Pertanto, il termine di sei mesi e quarantasei giorni decorrenti dal 24.7.2014 scade il 12.3.2015, cosicché il ricorso notificato il 10.3.2015 è tempestivo.
Le spese di questo giudizio seguono la soccombenza. Sono, pertanto a carico del ricorrente e, tenuto conto del valore della causa, si liquidano in Euro 5.600, oltre spese forfettarie nella misura del 15% ed esborsi liquidati in Euro 200.
Ai sensi del D.P.R. n. 115 del 2002, art. 13, comma 1-quater, si dà atto che sussistono i presupposti per il versamento, da parte del ricorrente, dell’ulteriore importo a titolo di contributo unificato pari a quello dovuto per il ricorso principale, a norma dello stesso art. 13, comma 1-bis.
PQM
rigetta il ricorso.
Condanna il ricorrente al pagamento delle spese processuali del presente giudizio, liquidate in Euro 5.600, oltre spese forfettarie nella misura del 15% ed esborsi liquidati in Euro 200.
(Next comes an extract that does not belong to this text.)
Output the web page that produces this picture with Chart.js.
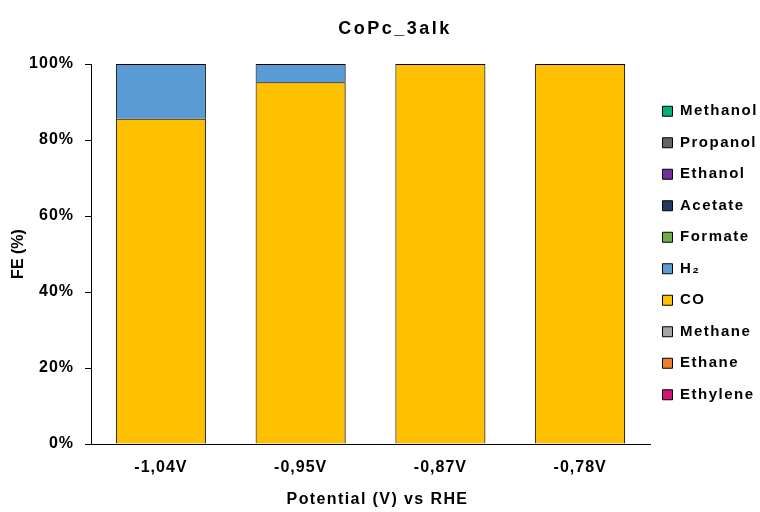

Ai sensi del D.P.R. n. 115 del 2002, art. 13, comma 1-quater, si dà atto che sussistono i presupposti per il versamento, da parte del ricorrente, dell’ulteriore importo a titolo di contributo unificato pari a quello dovuto per il ricorso principale, a norma dello stesso art. 13, comma 1-bis.
Così deciso in Roma, nella Camera di consiglio, il 12 maggio 2021.